LOA 93 does not expire but only becomes amendable on 12/31/09. The hourly pay rates were temporarily frozen by LOA 93 through 12/31/09 when the pay freeze expires. There is no specific pay rate in LOA 93 after 12/31/09 so the pilot contract, the 2002 restructuring agreement, LOA 84 and the provisions of LOA 93 that do not expire are the controlling documents for pay rates.

The effective pay rates will become a contract interpretation issue which will be subject to the grievance/arbitration dispute resolution process.

I translated the contract pay provisions into an algebraic math problem and came up with different (lower)rates than USAPA did. The exact pay rates after 12/31/09 are unknown. There are enough adjustments to the pay rates in the calculation subject to interpretation that 10 different arbitrators could come up with 10 different pay rates.
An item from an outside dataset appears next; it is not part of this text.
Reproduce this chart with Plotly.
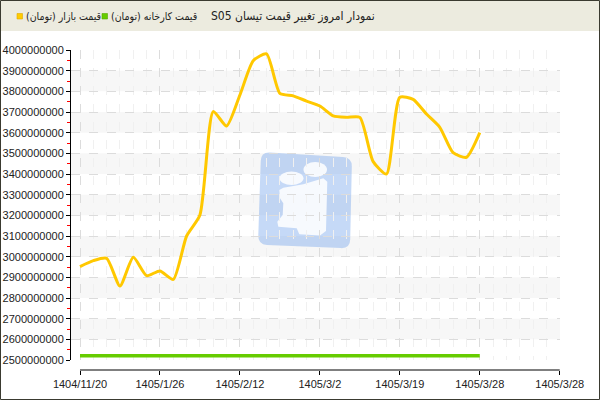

Whatever the arbitrator decides the pay rates are will be final and binding but then subject to immediate negotiation for modification in the next contractual agreement.

underpants
 
Revisions to Hourly
Pay Rates:
Lump Sums:

The rates of pay specified in Section 3 of the Agreement, as
modified by the Restructuring Agreement, will be revised as
follows:
1.Freeze current rates effective 5/01/04 through 12/3 1/09.


So having looked at LOA 93 I must admit I cannot find any expiration.

So, once the freeze expires, we should revert to LOA 84 rates (which don't expire.)

If there was no intention of changing the pay rates back, why was THIS date (and only this portion) given a time limit? One does not put extraneous language in contracts.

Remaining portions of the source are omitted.